[SET EXERCISE] Starting at the first line of the listing below, repeat each line exactly until the line containing "77.1, 79.1, 79.6];", which you include. Leave out pictures.

----------------

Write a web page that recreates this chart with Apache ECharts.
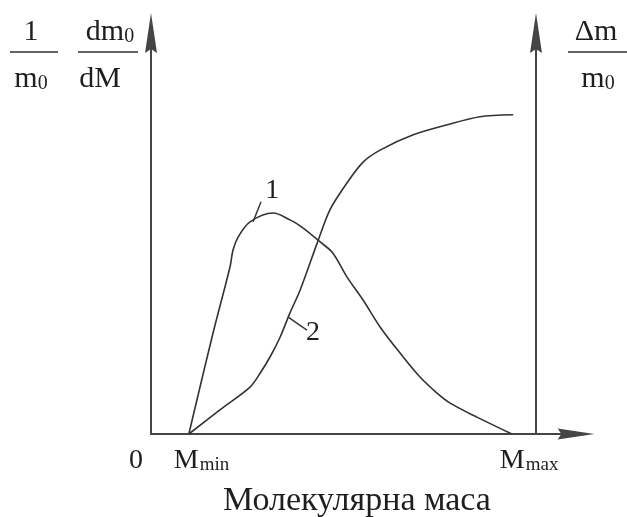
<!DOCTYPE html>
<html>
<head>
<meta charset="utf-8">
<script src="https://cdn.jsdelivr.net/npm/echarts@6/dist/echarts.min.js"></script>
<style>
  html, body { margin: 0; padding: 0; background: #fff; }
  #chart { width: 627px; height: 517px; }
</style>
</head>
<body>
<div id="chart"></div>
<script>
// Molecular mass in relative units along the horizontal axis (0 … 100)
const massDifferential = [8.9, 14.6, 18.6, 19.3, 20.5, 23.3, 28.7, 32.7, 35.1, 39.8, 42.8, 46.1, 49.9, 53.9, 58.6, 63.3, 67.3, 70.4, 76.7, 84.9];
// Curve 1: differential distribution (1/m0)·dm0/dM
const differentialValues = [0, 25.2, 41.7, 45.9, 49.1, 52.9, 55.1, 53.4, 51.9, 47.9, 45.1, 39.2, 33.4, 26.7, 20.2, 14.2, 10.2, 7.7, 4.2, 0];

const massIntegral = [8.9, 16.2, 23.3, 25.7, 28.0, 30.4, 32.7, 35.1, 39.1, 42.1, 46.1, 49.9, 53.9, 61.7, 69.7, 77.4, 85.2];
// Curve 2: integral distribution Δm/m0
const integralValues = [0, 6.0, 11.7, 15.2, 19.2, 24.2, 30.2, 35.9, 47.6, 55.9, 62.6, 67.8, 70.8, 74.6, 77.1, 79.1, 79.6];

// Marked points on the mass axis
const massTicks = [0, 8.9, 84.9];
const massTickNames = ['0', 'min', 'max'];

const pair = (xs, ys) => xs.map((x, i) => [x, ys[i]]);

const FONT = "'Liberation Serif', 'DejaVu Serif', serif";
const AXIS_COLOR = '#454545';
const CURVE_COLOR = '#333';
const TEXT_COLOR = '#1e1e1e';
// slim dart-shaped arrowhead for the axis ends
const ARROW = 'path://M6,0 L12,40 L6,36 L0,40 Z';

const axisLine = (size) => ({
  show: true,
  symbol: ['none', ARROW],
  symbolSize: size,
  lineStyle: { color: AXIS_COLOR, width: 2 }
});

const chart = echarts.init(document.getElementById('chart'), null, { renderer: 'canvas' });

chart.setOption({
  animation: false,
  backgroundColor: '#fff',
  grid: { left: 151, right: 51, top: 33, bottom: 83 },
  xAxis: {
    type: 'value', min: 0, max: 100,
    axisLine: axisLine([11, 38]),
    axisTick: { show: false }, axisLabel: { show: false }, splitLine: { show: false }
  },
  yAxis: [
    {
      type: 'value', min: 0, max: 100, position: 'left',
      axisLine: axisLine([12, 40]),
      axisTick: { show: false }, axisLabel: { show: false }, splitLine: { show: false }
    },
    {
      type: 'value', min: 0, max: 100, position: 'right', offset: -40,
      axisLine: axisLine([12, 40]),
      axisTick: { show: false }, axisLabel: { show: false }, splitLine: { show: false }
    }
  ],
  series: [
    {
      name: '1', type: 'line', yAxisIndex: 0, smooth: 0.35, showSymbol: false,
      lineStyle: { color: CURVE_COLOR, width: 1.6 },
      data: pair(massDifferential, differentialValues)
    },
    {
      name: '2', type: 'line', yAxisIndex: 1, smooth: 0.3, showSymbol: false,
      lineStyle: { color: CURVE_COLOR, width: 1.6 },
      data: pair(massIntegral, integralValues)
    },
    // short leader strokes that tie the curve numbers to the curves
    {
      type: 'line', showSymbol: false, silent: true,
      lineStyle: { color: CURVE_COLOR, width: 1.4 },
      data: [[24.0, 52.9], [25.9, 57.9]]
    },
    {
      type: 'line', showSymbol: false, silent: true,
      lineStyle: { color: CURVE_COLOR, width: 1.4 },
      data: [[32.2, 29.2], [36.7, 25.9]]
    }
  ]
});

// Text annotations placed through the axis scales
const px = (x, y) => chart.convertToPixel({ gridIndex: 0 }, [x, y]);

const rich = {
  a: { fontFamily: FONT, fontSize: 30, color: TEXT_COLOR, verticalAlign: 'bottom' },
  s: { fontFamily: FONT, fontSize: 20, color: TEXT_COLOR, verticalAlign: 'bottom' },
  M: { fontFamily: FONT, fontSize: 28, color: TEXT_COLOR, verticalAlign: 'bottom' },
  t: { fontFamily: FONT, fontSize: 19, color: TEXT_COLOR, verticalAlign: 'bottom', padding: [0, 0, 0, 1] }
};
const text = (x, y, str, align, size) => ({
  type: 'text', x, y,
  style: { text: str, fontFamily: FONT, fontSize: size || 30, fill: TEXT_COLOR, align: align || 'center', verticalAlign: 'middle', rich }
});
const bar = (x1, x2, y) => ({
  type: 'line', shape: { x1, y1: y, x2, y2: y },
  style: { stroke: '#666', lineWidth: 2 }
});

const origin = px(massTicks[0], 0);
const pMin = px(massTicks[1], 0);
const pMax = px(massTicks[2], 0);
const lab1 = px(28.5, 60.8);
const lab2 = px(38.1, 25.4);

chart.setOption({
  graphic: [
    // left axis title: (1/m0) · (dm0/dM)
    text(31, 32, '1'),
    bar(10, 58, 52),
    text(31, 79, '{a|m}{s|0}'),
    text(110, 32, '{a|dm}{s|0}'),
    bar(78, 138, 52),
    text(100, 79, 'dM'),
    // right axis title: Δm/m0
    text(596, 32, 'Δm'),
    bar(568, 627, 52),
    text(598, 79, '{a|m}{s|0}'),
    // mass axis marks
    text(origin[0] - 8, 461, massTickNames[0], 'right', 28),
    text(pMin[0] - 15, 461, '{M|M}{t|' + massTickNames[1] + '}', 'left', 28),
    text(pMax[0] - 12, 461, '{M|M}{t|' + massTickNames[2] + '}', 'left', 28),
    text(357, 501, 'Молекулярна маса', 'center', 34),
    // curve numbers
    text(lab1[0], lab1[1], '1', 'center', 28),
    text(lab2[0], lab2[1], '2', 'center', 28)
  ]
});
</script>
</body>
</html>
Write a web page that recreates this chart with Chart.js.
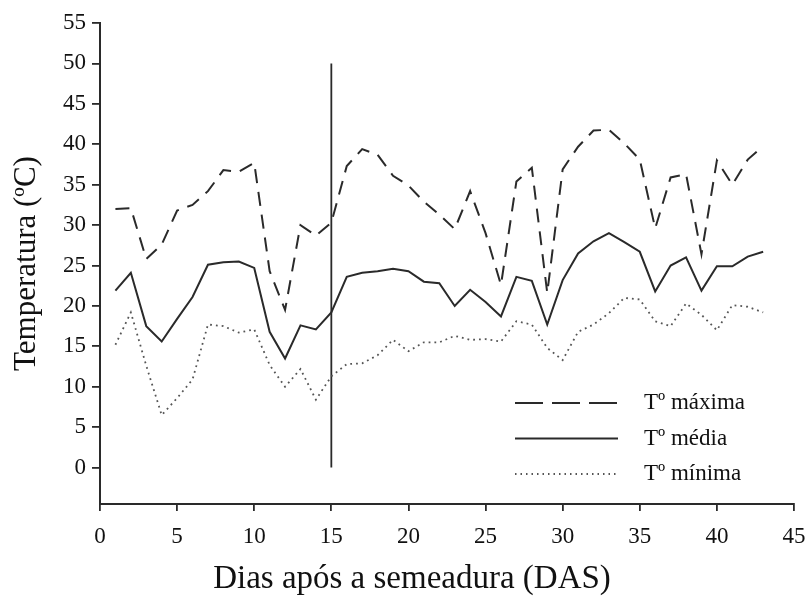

----------------

[OUTPUT FOR THIS TASK]
Write a web page that recreates this chart with Apache ECharts.
<!DOCTYPE html>
<html>
<head>
<meta charset="utf-8">
<script src="https://cdn.jsdelivr.net/npm/echarts@6/dist/echarts.min.js"></script>
<style>
  html, body { margin: 0; padding: 0; background: #fff; }
  #chart { width: 627px; height: 517px; }
</style>
</head>
<body>
<div id="chart"></div>
<script>
// Molecular mass in relative units along the horizontal axis (0 … 100)
const massDifferential = [8.9, 14.6, 18.6, 19.3, 20.5, 23.3, 28.7, 32.7, 35.1, 39.8, 42.8, 46.1, 49.9, 53.9, 58.6, 63.3, 67.3, 70.4, 76.7, 84.9];
// Curve 1: differential distribution (1/m0)·dm0/dM
const differentialValues = [0, 25.2, 41.7, 45.9, 49.1, 52.9, 55.1, 53.4, 51.9, 47.9, 45.1, 39.2, 33.4, 26.7, 20.2, 14.2, 10.2, 7.7, 4.2, 0];

const massIntegral = [8.9, 16.2, 23.3, 25.7, 28.0, 30.4, 32.7, 35.1, 39.1, 42.1, 46.1, 49.9, 53.9, 61.7, 69.7, 77.4, 85.2];
// Curve 2: integral distribution Δm/m0
const integralValues = [0, 6.0, 11.7, 15.2, 19.2, 24.2, 30.2, 35.9, 47.6, 55.9, 62.6, 67.8, 70.8, 74.6, 77.1, 79.1, 79.6];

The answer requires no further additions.